Cloudflare is a service that acts as a cross between a proxy server and a content delivery network. It improves overall access to the websites that use it by helping them load faster, no matter where viewers are in the world. All their requests get routed through Cloudflare’s global network. There’s a cybersecurity component to Cloudflare, too, since the service can stop malicious traffic before users experience its effects.
Brands ranging from Taco Bell to the New York state government use Cloudflare, so you can imagine the chaos that ensued when the service went down on July 2, 2019, for about a half-hour. Here are some crucial details about the outage.
Major sites stopped loading
Although the outage was a short-term one, it affected websites you probably know and may use often. For example, CoinDesk showed incorrect cryptocurrency prices during the incident. Perhaps the most ironic site outage related to DownDetector, a site people commonly visit to check the status of their favorite sites. Although DownDetector usually lets people know about disruptions, it couldn’t do that during the Cloudflare issue, which rendered it non-functional as well.
Not caused by a malicious attack
The developers rolled out the new firewall rules in a simulated mode that allowed them to log issues without blocking customer traffic. They did so to measure the false positive rates of the rules before full-scale deployment.
However, even implementing the firewall rules via a simulation caused problems. That’s because one of the rules contained a regular expression — a string of characters associated with a search term — that made Cloudflare’s worldwide CPUs reach 100%. After that, people trying to access sites that use Cloudflare started seeing 502 Bad Gateway errors.
Triggered by exhausted CPUs
Cloudflare referred to this problem as “an unprecedented CPU exhaustion event,” and clarified the company had never experienced global CPU exhaustion before. However, it’s also worth pointing out that Cloudflare admitted they’ve implemented processes that usually require making changes progressively. In the case that caused the problem, though, Cloudflare made the changes worldwide all at once. Doing that caused the CPU exhaustion.
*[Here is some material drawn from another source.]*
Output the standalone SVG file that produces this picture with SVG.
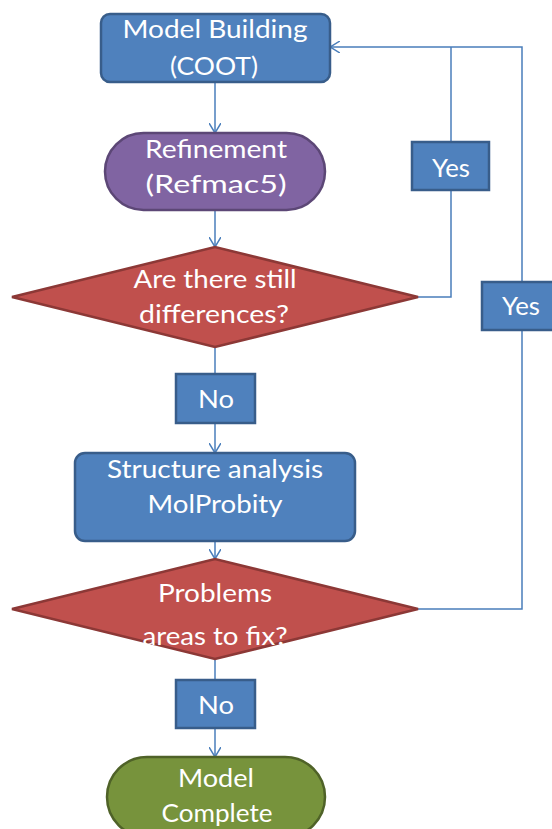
<svg xmlns="http://www.w3.org/2000/svg" width="552" height="829" viewBox="0 0 552 829">
  <defs>
    <marker id="arr" viewBox="0 0 10 12" refX="10" refY="6" markerWidth="10" markerHeight="12" markerUnits="userSpaceOnUse" orient="auto">
      <path d="M0,0 L10,6 L0,12" fill="none" stroke="#4A7EBB" stroke-width="1.5"/>
    </marker>
  </defs>
  <style>
    .blue { fill: #4F81BD; stroke: #385D8A; stroke-width: 2.5; }
    .purple { fill: #8064A2; stroke: #5C4776; stroke-width: 2.5; }
    .red { fill: #C0504D; stroke: #8C3836; stroke-width: 2.5; }
    .green { fill: #77933C; stroke: #4F6228; stroke-width: 2.5; }
    .t { font-family: Lato, "Open Sans", "Liberation Sans", sans-serif; font-size: 25px; fill: #FFFFFF; text-anchor: middle; }
    .c { fill: none; stroke: #4A7EBB; stroke-width: 1.5; }
  </style>
  <rect width="552" height="829" fill="#FFFFFF"/>

  <g id="connectors">
    <path class="c" d="M215,82 V133" marker-end="url(#arr)"/>
    <path class="c" d="M215,210 V247" marker-end="url(#arr)"/>
    <path class="c" d="M215,347 V374"/>
    <path class="c" d="M215,423 V453" marker-end="url(#arr)"/>
    <path class="c" d="M215,541 V559" marker-end="url(#arr)"/>
    <path class="c" d="M215,659 V680"/>
    <path class="c" d="M215,728 V757" marker-end="url(#arr)"/>
    <path class="c" d="M418,297 H451 V190"/>
    <path class="c" d="M451,142 V47"/>
    <path class="c" d="M418,609 H522 V330"/>
    <path class="c" d="M522,282 V47 H330" marker-end="url(#arr)"/>
  </g>

  <g id="model-building">
    <rect class="blue" x="101" y="14" width="229" height="68" rx="9"/>
    <text class="t" x="215" y="38" textLength="185" lengthAdjust="spacingAndGlyphs">Model Building</text>
    <text class="t" x="214" y="75" textLength="88" lengthAdjust="spacingAndGlyphs">(COOT)</text>
  </g>

  <g id="refinement">
    <rect class="purple" x="105" y="133" width="220" height="77" rx="38.5"/>
    <text class="t" x="216" y="158" textLength="142" lengthAdjust="spacingAndGlyphs">Refinement</text>
    <text class="t" x="216" y="193" textLength="141" lengthAdjust="spacingAndGlyphs">(Refmac5)</text>
  </g>

  <g id="differences">
    <polygon class="red" points="12,297 215,247 418,297 215,347"/>
    <text class="t" x="215" y="288" textLength="163" lengthAdjust="spacingAndGlyphs">Are there still</text>
    <text class="t" x="214" y="323" textLength="150" lengthAdjust="spacingAndGlyphs">differences?</text>
  </g>

  <g id="no1">
    <rect class="blue" x="176" y="374" width="79" height="49"/>
    <text class="t" x="216" y="408" textLength="36" lengthAdjust="spacingAndGlyphs">No</text>
  </g>

  <g id="structure">
    <rect class="blue" x="75" y="453" width="280" height="88" rx="10"/>
    <text class="t" x="215" y="478" textLength="216" lengthAdjust="spacingAndGlyphs">Structure analysis</text>
    <text class="t" x="215" y="513" textLength="135" lengthAdjust="spacingAndGlyphs">MolProbity</text>
  </g>

  <g id="problems">
    <polygon class="red" points="12,609 215,559 418,609 215,659"/>
    <text class="t" x="215" y="602" textLength="114" lengthAdjust="spacingAndGlyphs">Problems</text>
    <text class="t" x="215" y="645" textLength="145" lengthAdjust="spacingAndGlyphs">areas to fix?</text>
  </g>

  <g id="no2">
    <rect class="blue" x="176" y="680" width="79" height="48"/>
    <text class="t" x="216" y="714" textLength="36" lengthAdjust="spacingAndGlyphs">No</text>
  </g>

  <g id="complete">
    <rect class="green" x="107" y="757" width="218" height="80" rx="40"/>
    <text class="t" x="216" y="787" textLength="76" lengthAdjust="spacingAndGlyphs">Model</text>
    <text class="t" x="217" y="822" textLength="111" lengthAdjust="spacingAndGlyphs">Complete</text>
  </g>

  <g id="yes1">
    <rect class="blue" x="412" y="142" width="77" height="48"/>
    <text class="t" x="451" y="177" textLength="38" lengthAdjust="spacingAndGlyphs">Yes</text>
  </g>

  <g id="yes2">
    <rect class="blue" x="482" y="282" width="79" height="48"/>
    <text class="t" x="521" y="315" textLength="38" lengthAdjust="spacingAndGlyphs">Yes</text>
  </g>
</svg>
Cloudflare responded quickly
Once the Cloudflare team recognized what was happening during an investigation, it issued a “global kill” command that affected all the new firewall rulesets and dropped the CPUs down to a normal level. Then, less than an hour later, the team evaluated the problematic rule, engineered and tested a fix and reenabled the rulesets.
Also, Cloudflare’s CEO mentioned that the problem was “a mistake on our part” and talked about how a bug in the firewall application caused the issue with the CPUs. He also said the public could expect a detailed blog post about what the company is doing to stop a similar event from happening again.
A future improvement to testing processes
As for now, the company’s blog discusses how the testing process in place before the downtime occurred was not sufficient. It also states the development team members are at work figuring out how to implement better testing and deployment procedures.
Once more details get published, people can start to weigh in and determine whether the remedies are adequate. Moreover, the company’s long-term response could help people consider if they should become or remain Cloudflare customers.